Reinventar, fabular la cocina, huir de
lo anticuado. Esa palabra que repele tanto al español “modelno” y que se
confunde con: pasado, viejo, carca, conservador, estofados pardos… Pero a mi lo
“anticuado” es lo que más me gusta hoy. El anticuado beso de deseo, el
anticuado sexo bien despacio, al anticuado guiso sin sorpresa, una anticuada
tortilla de patata o la anticuada sopa o la anticuada momia de bacalao o un
anticuado verso.
La cocina anticuada, ya arqueológica, me
gusta, me hace feliz. Nada más actual, joven, innovador, rabioso de futuro que
la cocina anticuada o ese amor anticuado que no busca convertir en espuma un
potaje ni hacer malabarismos o terapia sexual con la entrepierna, que no quiere
un cocido minimalista zen ni un ligue apropiado y saludable. De ahí mi interés
estos días por el mundo de la fritanga y sus fronteras. La patria del aceite de
oliva caliente, tan anticuado y tan mágico. Algunos cabrones, dietólogos,
astrólogos, vendemotos, charlatanes, matasanos dicen que el aceite, que los
fritos, engordan, no te jode, que novedad, es una grasa, no va a ser
adelgazante. Pero la fritanga es una ideología potente, viva, contumaz, nos
tatuaron la adicción seguramente antes de soltar la teta de nuestra madre y es
imposible ser ex-fritívoro sin caer en la melancolía o, peor, en la tristeza.

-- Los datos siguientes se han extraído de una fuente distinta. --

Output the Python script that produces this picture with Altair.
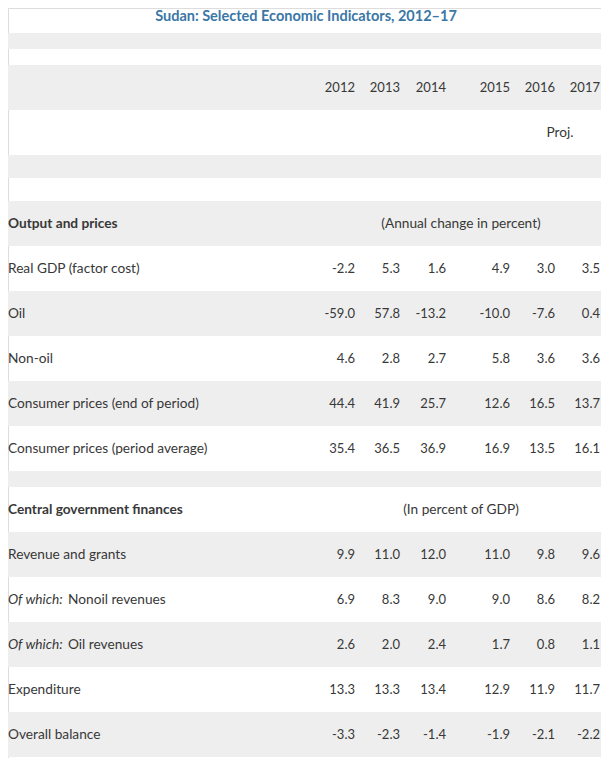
import altair as alt
import pandas as pd

# ---------------- data ----------------
title_text = "Sudan: Selected Economic Indicators, 2012–17"
years = ["2012", "2013", "2014", "2015", "2016", "2017"]
proj_label = "Proj."

section1 = "Output and prices"
section1_unit = "(Annual change in percent)"
section1_labels = ["Real GDP (factor cost)", "Oil", "Non-oil",
                   "Consumer prices (end of period)", "Consumer prices (period average)"]
real_gdp = [-2.2, 5.3, 1.6, 4.9, 3.0, 3.5]
oil = [-59.0, 57.8, -13.2, -10.0, -7.6, 0.4]
non_oil = [4.6, 2.8, 2.7, 5.8, 3.6, 3.6]
cpi_end = [44.4, 41.9, 25.7, 12.6, 16.5, 13.7]
cpi_avg = [35.4, 36.5, 36.9, 16.9, 13.5, 16.1]

section2 = "Central government finances"
section2_unit = "(In percent of GDP)"
section2_italic = ["", "Of which:", "Of which:", "", ""]
section2_labels = ["Revenue and grants", "Nonoil revenues", "Oil revenues",
                   "Expenditure", "Overall balance"]
revenue = [9.9, 11.0, 12.0, 11.0, 9.8, 9.6]
nonoil_rev = [6.9, 8.3, 9.0, 9.0, 8.6, 8.2]
oil_rev = [2.6, 2.0, 2.4, 1.7, 0.8, 1.1]
expenditure = [13.3, 13.3, 13.4, 12.9, 11.9, 11.7]
balance = [-3.3, -2.3, -1.4, -1.9, -2.1, -2.2]

section1_values = [real_gdp, oil, non_oil, cpi_end, cpi_avg]
section2_values = [revenue, nonoil_rev, oil_rev, expenditure, balance]

# ---------------- layout (pixels) ----------------
W, H = 593, 750
TOP = 25
ROW = 45
col_x = [347, 392, 438, 502, 547, 592]
unit_x = 453
proj_x = 552
italic_dx = 60

layout = [("spacer", 16), ("spacer", 16), ("years", ROW), ("proj", ROW),
          ("spacer", 23), ("spacer", 23), ("sec1", ROW)]
layout += [("row1", ROW)] * 5
layout += [("spacer", 16), ("sec2", ROW)]
layout += [("row2", ROW)] * 5

bands, left_reg, left_bold, left_ital, left_after, right_vals, centered = [], [], [], [], [], [], []
y = TOP
i1 = i2 = 0
for idx, (kind, h) in enumerate(layout):
    y0, y1 = y, y + h
    yc = (y0 + y1) / 2
    if idx % 2 == 0:
        bands.append({"x0": 0, "x1": W, "y0": y0, "y1": y1})
    if kind == "years":
        for j, yr in enumerate(years):
            right_vals.append({"x": col_x[j], "y": yc, "t": yr})
    elif kind == "proj":
        centered.append({"x": proj_x, "y": yc, "t": proj_label})
    elif kind == "sec1":
        left_bold.append({"x": 0, "y": yc, "t": section1})
        centered.append({"x": unit_x, "y": yc, "t": section1_unit})
    elif kind == "sec2":
        left_bold.append({"x": 0, "y": yc, "t": section2})
        centered.append({"x": unit_x, "y": yc, "t": section2_unit})
    elif kind == "row1":
        left_reg.append({"x": 0, "y": yc, "t": section1_labels[i1]})
        for j, v in enumerate(section1_values[i1]):
            right_vals.append({"x": col_x[j], "y": yc, "t": f"{v:.1f}"})
        i1 += 1
    elif kind == "row2":
        if section2_italic[i2]:
            left_ital.append({"x": 0, "y": yc, "t": section2_italic[i2]})
            left_after.append({"x": 0, "y": yc, "t": section2_labels[i2]})
        else:
            left_reg.append({"x": 0, "y": yc, "t": section2_labels[i2]})
        for j, v in enumerate(section2_values[i2]):
            right_vals.append({"x": col_x[j], "y": yc, "t": f"{v:.1f}"})
        i2 += 1
    y = y1

FONT = "Lato"
TXT = "#383838"
LABEL_SIZE = 13.7
xs = alt.Scale(domain=[0, W], nice=False, zero=False)
ys = alt.Scale(domain=[0, H], nice=False, zero=False, reverse=True)

band_layer = alt.Chart(pd.DataFrame(bands)).mark_rect(color="#eeeeee").encode(
    x=alt.X("x0:Q", scale=xs, axis=None), x2="x1:Q",
    y=alt.Y("y0:Q", scale=ys, axis=None), y2="y1:Q")


def text_layer(rows, align="left", weight="normal", style="normal", dx=0, color=TXT,
               size=LABEL_SIZE, baseline="middle"):
    return alt.Chart(pd.DataFrame(rows)).mark_text(
        align=align, baseline=baseline, font=FONT, fontSize=size, fontWeight=weight,
        fontStyle=style, color=color, dx=dx).encode(
        x=alt.X("x:Q", scale=xs, axis=None),
        y=alt.Y("y:Q", scale=ys, axis=None),
        text="t:N")


title_layer = text_layer([{"x": 298, "y": 9, "t": title_text}], align="center", weight="bold",
                         color="#3a77a6", size=14.5, baseline="middle")

chart = alt.layer(
    band_layer,
    text_layer(left_reg),
    text_layer(left_bold, weight="bold"),
    text_layer(left_ital, style="italic"),
    text_layer(left_after, dx=italic_dx),
    text_layer(right_vals, align="right", size=13),
    text_layer(centered, align="center"),
    title_layer,
).properties(width=W, height=H).configure_view(stroke=None).configure(padding=0)

chart.save("out.html", embed_options={"renderer": "svg", "actions": False})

Hoy me voy a hacer unas patatas fritas.
Las corto en juliana gorda, las lavo bien en agua, las seco con un paño. Las
hago nadar en la sartén con aceite caliente abundante, pero no demasiado
caliente, después, cuando ya están blandas, subo el fuego para que se doren y
crujan y añado dos dientes de ajo muy picado el último minuto. Las saco de la
sartén sobre papel de cocina y derramo una lluvia de sal. Acompaño la fritanga
de patatas con un salmorejo suave, un poco de mahonesa, mojo rojo y pesto
casero. Voy pringando en una u otra salsa y sintiendo como el aceite me engrasa
los gorces del alma y la entrepierna.